Return the material exactly, first line through the line containing "const shares = [76, 24];", and nothing more. Pictures stay out.

→ **Supplied material**:
* start *
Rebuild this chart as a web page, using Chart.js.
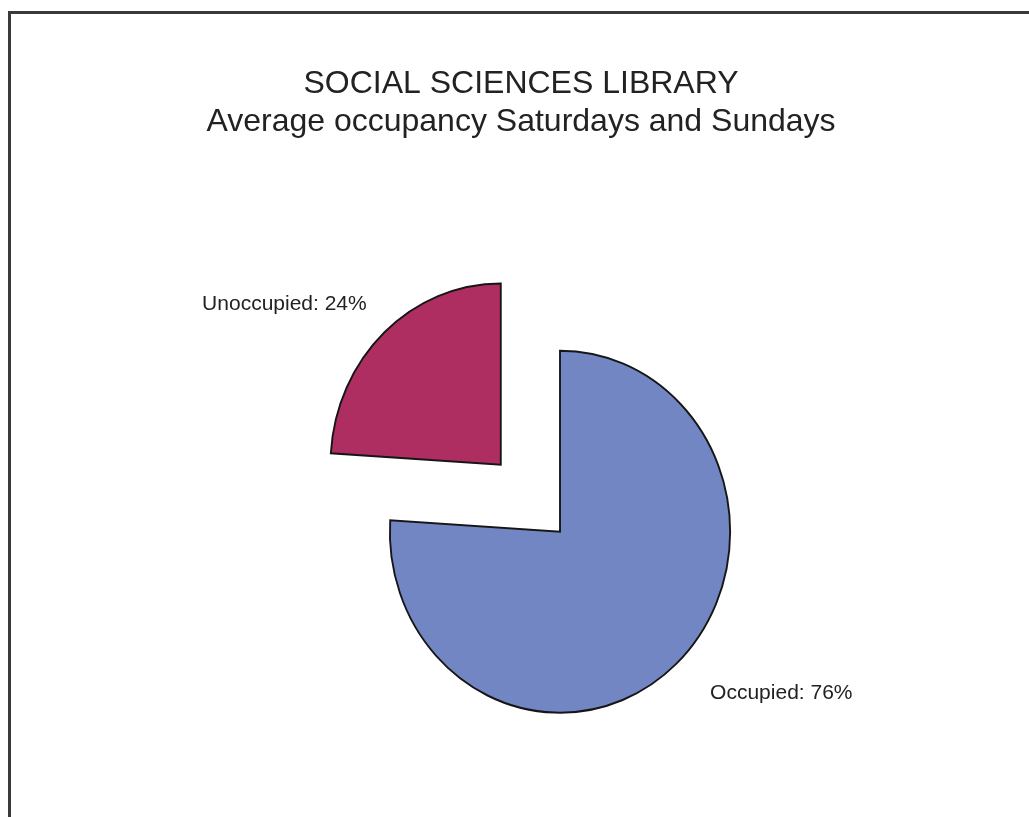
<!DOCTYPE html>
<html>
<head>
<meta charset="utf-8">
<title>Social Sciences Library occupancy</title>
<script src="https://cdn.jsdelivr.net/npm/chart.js@4.4.1/dist/chart.umd.min.js"></script>
<style>
  html, body { margin: 0; padding: 0; background: #fff; }
  #wrap { width: 1029px; height: 817px; }
</style>
</head>
<body>
<div id="wrap"><canvas id="graficoPizza" width="1029" height="817"></canvas></div>
<script>
// ===============================
// DATA
// ===============================
const titleLines = ['SOCIAL SCIENCES LIBRARY', 'Average occupancy Saturdays and Sundays'];
const categories = ['Occupied', 'Unoccupied'];
const shares = [76, 24];

const FONT = '"Liberation Sans", Arial, Helvetica, sans-serif';
const TEXT = '#222222';
const SQUASH_X = 0.94; // the pie is drawn slightly narrower than tall

// ===============================
// PLUGINS
// ===============================

// frame on the left and top edges
const moldura = {
  id: 'moldura',
  beforeDraw(chart) {
    const { ctx, width, height } = chart;
    ctx.save();
    ctx.fillStyle = '#3a3a3a';
    ctx.fillRect(8, 11, 3, height);
    ctx.fillRect(8, 11, width, 3);
    ctx.restore();
  }
};

// two-line title
const titulo = {
  id: 'titulo',
  afterDraw(chart) {
    const { ctx } = chart;
    ctx.save();
    ctx.font = `32px ${FONT}`;
    ctx.fillStyle = TEXT;
    ctx.textAlign = 'center';
    ctx.textBaseline = 'alphabetic';
    titleLines.forEach((line, i) => ctx.fillText(line, 521, 93 + i * 37.5));
    ctx.restore();
  }
};

// squash the arcs horizontally around the pie centre, then put the labels out along each slice
const elipse = {
  id: 'elipse',
  beforeDatasetsDraw(chart) {
    const arc = chart.getDatasetMeta(0).data[0];
    if (!arc) return;
    const { ctx } = chart;
    ctx.save();
    ctx.translate(arc.x, 0);
    ctx.scale(SQUASH_X, 1);
    ctx.translate(-arc.x, 0);
  },
  afterDatasetsDraw(chart) {
    const { ctx } = chart;
    ctx.restore();

    const meta = chart.getDatasetMeta(0);
    ctx.save();
    ctx.font = `21px ${FONT}`;
    ctx.fillStyle = TEXT;
    ctx.textBaseline = 'middle';
    meta.data.forEach((arc, i) => {
      const { x, y, startAngle, endAngle, outerRadius } = arc.getProps(['x', 'y', 'startAngle', 'endAngle', 'outerRadius'], true);
      const mid = (startAngle + endAngle) / 2;
      const off = (arc.options.offset || 0) / 4;
      const dist = off + outerRadius * 1.22;
      // labels sit a little to the right of the radial point
      const px = x + Math.cos(mid) * dist * SQUASH_X + 8;
      const py = y + Math.sin(mid) * dist + 1;
      ctx.textAlign = Math.cos(mid) < 0 ? 'right' : 'left';
      ctx.fillText(`${categories[i]}: ${shares[i]}%`, px, py);
    });
    ctx.restore();
  }
};

// ===============================
// CHART
// ===============================
const canvas = document.getElementById('graficoPizza');

new Chart(canvas, {
  type: 'pie',
  data: {
    labels: categories,
    datasets: [{
      data: shares,
      backgroundColor: ['#7286c3', '#af2e62'],
      borderColor: '#161616',
      borderWidth: 2,
      borderJoinStyle: 'miter',
      offset: [0, 368],
      clip: false
    }]
  },
  options: {
    responsive: false,
    animation: false,
    radius: 181,
    layout: { padding: { left: 200, right: 109, top: 260, bottom: 13.6 } },
    plugins: {
      legend: { display: false },
      tooltip: { enabled: false },
      title: { display: false }
    }
  },
  plugins: [moldura, elipse, titulo]
});
</script>
</body>
</html>
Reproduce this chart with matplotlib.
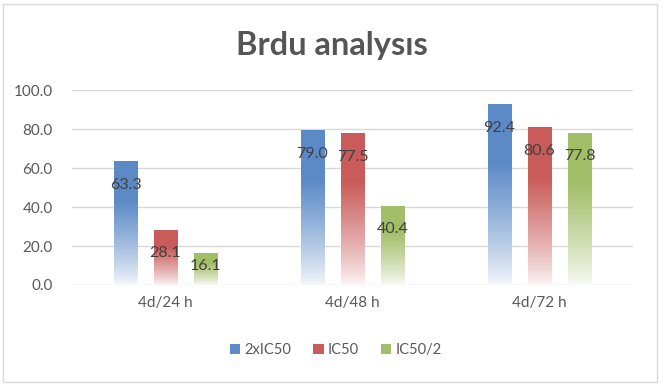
import numpy as np
import matplotlib
matplotlib.use("Agg")
import matplotlib.pyplot as plt
from matplotlib.colors import to_rgb
from matplotlib.patches import Rectangle, Patch

categories = ["4d/24 h", "4d/48 h", "4d/72 h"]
series_names = ["2xIC50", "IC50", "IC50/2"]
s_2xic50 = [63.3, 79.0, 92.4]
s_ic50 = [28.1, 77.5, 80.6]
s_ic50_2 = [16.1, 40.4, 77.8]
series_values = [s_2xic50, s_ic50, s_ic50_2]
colors = ["#5B8AC6", "#C95C5A", "#A2BE68"]
yticks = [0, 20, 40, 60, 80, 100]

plt.rcParams['font.family'] = ['Lato', 'DejaVu Sans']

W, H = 663, 385
fig = plt.figure(figsize=(W / 100, H / 100), dpi=100)
fig.patch.set_facecolor("white")
ax = fig.add_axes([72 / W, 1 - 285 / H, 561 / W, 195 / H])

# chart border
fig.patches.append(Rectangle((3 / W, 3 / H), 654 / W, 378 / H, transform=fig.transFigure,
                             fill=False, edgecolor="#D9D9D9", linewidth=1))

ax.set_xlim(-0.5, len(categories) - 0.5)
ax.set_ylim(0, 100)
for sp in ax.spines.values():
    sp.set_visible(False)
ax.set_yticks(yticks)
ax.set_yticklabels([f"{v:.1f}" for v in yticks], fontsize=11, color="#595959")
ax.tick_params(axis="both", length=0, pad=14)
ax.tick_params(axis="x", pad=8)
ax.yaxis.grid(True, color="#D9D9D9", linewidth=1)
ax.set_axisbelow(True)
x = np.arange(len(categories))
ax.set_xticks(x)
ax.set_xticklabels(categories, fontsize=11, color="#595959")

offsets = [-0.214, 0.0, 0.214]
width = 0.127
px_per_unit = 195 / 100.0

# gradient: solid at top fading to white at bottom
n = 256
t = np.linspace(0, 1, n)  # 0 = bottom, 1 = top
mix = np.clip(0.06 + 0.94 * (t / 0.68) ** 0.85, 0, 1)

for si, (vals, col) in enumerate(zip(series_values, colors)):
    c = np.array(to_rgb(col))
    grad = (1 - mix[:, None]) * np.ones(3) + mix[:, None] * c
    img = grad[:, None, :]
    for xi, v in zip(x, vals):
        x0 = xi + offsets[si] - width / 2
        ax.bar(xi + offsets[si], v, width=width, color="none", edgecolor="none")
        ax.imshow(img, extent=(x0, x0 + width, 0, v), origin="lower",
                  aspect="auto", interpolation="bilinear", zorder=2)
        hpx = v * px_per_unit
        off_px = min(23, hpx / 2 - 3)
        ax.annotate(f"{v:.1f}", (xi + offsets[si], v), xytext=(0, -off_px * 0.72),
                    textcoords="offset points", ha="center", va="center",
                    fontsize=11.5, color="#404040", zorder=3)

ax.set_xlim(-0.5, len(categories) - 0.5)
ax.set_ylim(0, 100)

fig.text(0.5, 1 - 45 / H, "Brdu analysıs", ha="center", va="center",
         fontsize=23.5, fontweight="bold", color="#555555")

handles = [Patch(facecolor=c, edgecolor="none") for c in colors]
fig.legend(handles, series_names, loc="center", bbox_to_anchor=(336 / W, 1 - 350 / H),
           ncol=3, frameon=False, fontsize=10.5, labelcolor="#595959",
           handlelength=0.7, handleheight=0.7, handletextpad=0.3, columnspacing=1.5)

fig.savefig("out.png", dpi=100, facecolor="white")
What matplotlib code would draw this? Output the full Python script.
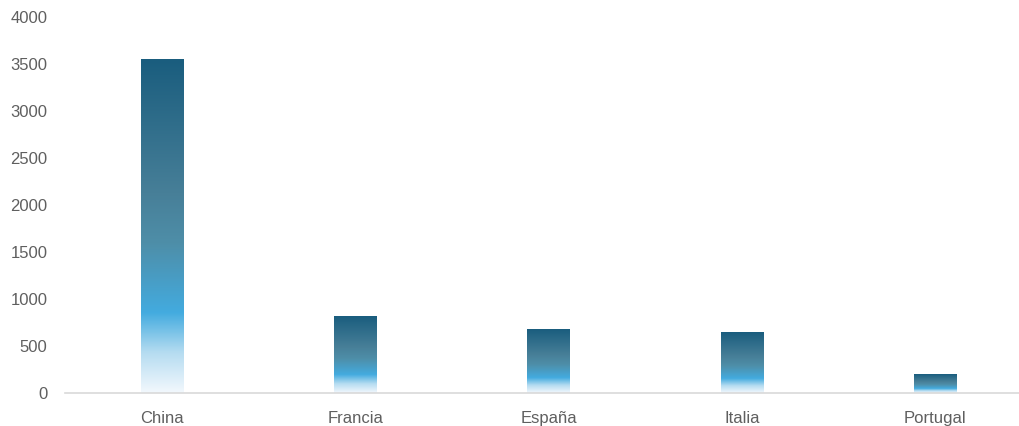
* end *
→ **Full output**:
Rebuild this chart as a web page, using Chart.js.
<!DOCTYPE html>
<html>
<head>
<meta charset="utf-8">
<title>Social Sciences Library occupancy</title>
<script src="https://cdn.jsdelivr.net/npm/chart.js@4.4.1/dist/chart.umd.min.js"></script>
<style>
  html, body { margin: 0; padding: 0; background: #fff; }
  #wrap { width: 1029px; height: 817px; }
</style>
</head>
<body>
<div id="wrap"><canvas id="graficoPizza" width="1029" height="817"></canvas></div>
<script>
// ===============================
// DATA
// ===============================
const titleLines = ['SOCIAL SCIENCES LIBRARY', 'Average occupancy Saturdays and Sundays'];
const categories = ['Occupied', 'Unoccupied'];
const shares = [76, 24];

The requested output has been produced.